If provided a (mlr3::BenchmarkResult). Then the visualization will generate the boxplots for fairness metrics, and compare them among both the binary level from protected field and the models implemented.

...

The arguments to be passed to methods, such as:

fairness_measures (list of mlr3::Measure)
The fairness measures that will evaluated on object, could be single mlr3::Measure or list of mlr3::Measures.
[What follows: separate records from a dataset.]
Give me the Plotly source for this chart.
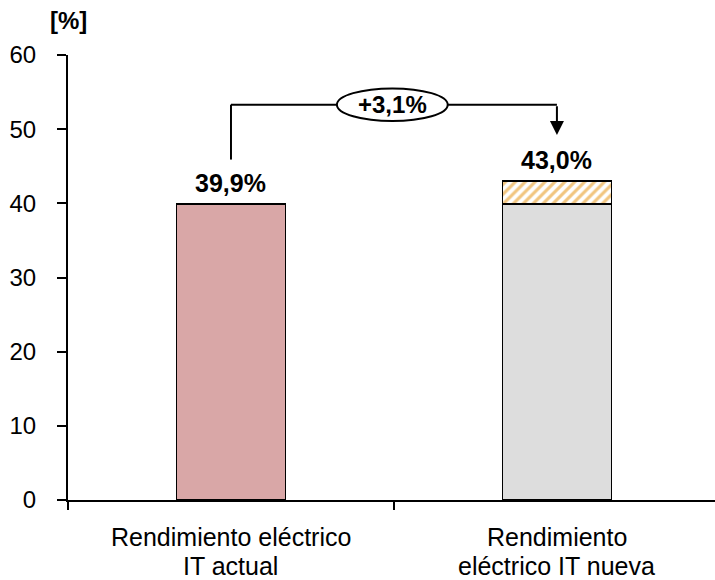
import plotly.graph_objects as go

# Chart data
categories = ["Rendimiento eléctrico IT actual", "Rendimiento eléctrico IT nueva"]
label_lines = [["Rendimiento eléctrico", "IT actual"], ["Rendimiento", "eléctrico IT nueva"]]
base_values = [39.9, 39.9]
gain_values = [0.0, 3.1]
totals = [39.9, 43.0]
y_ticks = [0, 10, 20, 30, 40, 50, 60]

FONT = "Liberation Sans, Arial, sans-serif"


def pct(v):
    return f"{v:.1f}%".replace(".", ",")


fig = go.Figure()

fig.add_trace(go.Bar(
    x=categories, y=base_values, width=0.334,
    marker=dict(color=["#D9A7A7", "#DDDDDD"], line=dict(color="black", width=1.5)),
    hoverinfo="skip",
))
fig.add_trace(go.Bar(
    x=categories, y=gain_values, width=0.334,
    marker=dict(color="white", line=dict(color="black", width=1.5),
                pattern=dict(shape="/", fgcolor="#E38B00", bgcolor="white", size=7, solidity=0.45)),
    hoverinfo="skip",
))

annotations = []
# value labels above bars
for i, v in enumerate(totals):
    annotations.append(dict(x=i, y=v, xref="x", yref="y", text=f"<b>{pct(v)}</b>",
                            showarrow=False, yanchor="middle", yshift=21,
                            font=dict(size=25, color="black", family=FONT)))

# category labels (two lines each)
for i, lines in enumerate(label_lines):
    for j, line in enumerate(lines):
        annotations.append(dict(x=i, y=0, xref="x", yref="y", text=line, showarrow=False,
                                yanchor="middle", yshift=-37 - 29 * j,
                                font=dict(size=25, color="black", family=FONT)))

# bracket connecting the two bars
bracket_y = 53.3
start_y = 45.9
arrow_tip = 49.2
shapes = [
    dict(type="line", xref="x", yref="y", x0=0, x1=0, y0=start_y, y1=bracket_y,
         line=dict(color="black", width=2)),
    dict(type="line", xref="x", yref="y", x0=0, x1=1, y0=bracket_y, y1=bracket_y,
         line=dict(color="black", width=2)),
    dict(type="circle", xref="x", yref="y", x0=0.325, x1=0.665, y0=bracket_y - 2.2, y1=bracket_y + 2.2,
         line=dict(color="black", width=2), fillcolor="white"),
]
annotations.append(dict(x=1, y=arrow_tip, ax=1, ay=bracket_y, xref="x", yref="y",
                        axref="x", ayref="y", text="", showarrow=True, arrowhead=2,
                        arrowsize=1.4, arrowwidth=2, arrowcolor="black"))
annotations.append(dict(x=0.495, y=bracket_y, xref="x", yref="y",
                        text=f"<b>+{pct(totals[1] - totals[0])}</b>", showarrow=False,
                        yanchor="middle", font=dict(size=24, color="black", family=FONT)))

# axis unit
annotations.append(dict(x=0, y=1.078, xref="x domain", yref="y domain", text="<b>[%]</b>",
                        showarrow=False, xanchor="center", yanchor="middle",
                        font=dict(size=24, color="black", family=FONT)))

fig.update_layout(
    barmode="stack",
    width=715, height=580,
    margin=dict(l=68, r=0, t=55, b=80),
    plot_bgcolor="white", paper_bgcolor="white",
    showlegend=False,
    font=dict(family=FONT, size=24, color="black"),
    shapes=shapes,
    annotations=annotations,
    xaxis=dict(type="category", range=[-0.5, 1.485], showline=True, linecolor="black", linewidth=2,
               ticks="outside", tickson="boundaries", ticklen=8, tickwidth=2, tickcolor="black",
               showticklabels=False, showgrid=False, zeroline=False, fixedrange=True),
    yaxis=dict(range=[0, 60], tickvals=y_ticks, showline=True, linecolor="black", linewidth=2,
               ticks="outside", ticklen=9, tickwidth=2, tickcolor="black",
               ticklabelstandoff=16, showgrid=False, zeroline=False,
               tickfont=dict(size=24, family=FONT, color="black")),
)

fig.write_html("out.html")
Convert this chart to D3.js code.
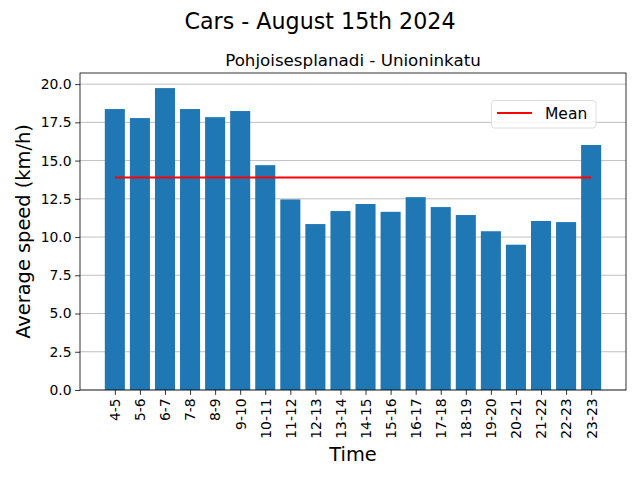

Default measure set to be msr("fairness.acc").
task (mlr3::TaskClassif)
The data task that contains the protected column, only required when object is (mlr3::PredictionClassif).

Value

A 'ggplot2' object.

Protected Attributes

The protected attribute is specified as a col_role in the corresponding mlr3::Task():
<Task>$col_roles$pta = "name_of_attribute"
This also allows specifying more than one protected attribute, in which case fairness will be considered on the level of intersecting groups defined by all columns selected as a predicted attribute.

Examples

library("mlr3")
library("mlr3learners")

# Setup the Fairness Measures and tasks
task = tsk("adult_train")$filter(1:500)
learner = lrn("classif.ranger", predict_type = "prob")
learner$train(task)
predictions = learner$predict(task)
design = benchmark_grid(
  tasks = task,
  learners = lrns(c("classif.ranger", "classif.rpart"),
    predict_type = "prob", predict_sets = c("train", "test")),
  resamplings = rsmps("cv", folds = 3)
)

bmr = benchmark(design)
fairness_measure = msr("fairness.tpr")
fairness_measures = msrs(c("fairness.tpr", "fairness.fnr", "fairness.acc"))

# Predictions
compare_metrics(predictions, fairness_measure, task)

compare_metrics(predictions, fairness_measures, task)


# BenchmarkResult and ResamplingResult
compare_metrics(bmr, fairness_measure)

compare_metrics(bmr, fairness_measures)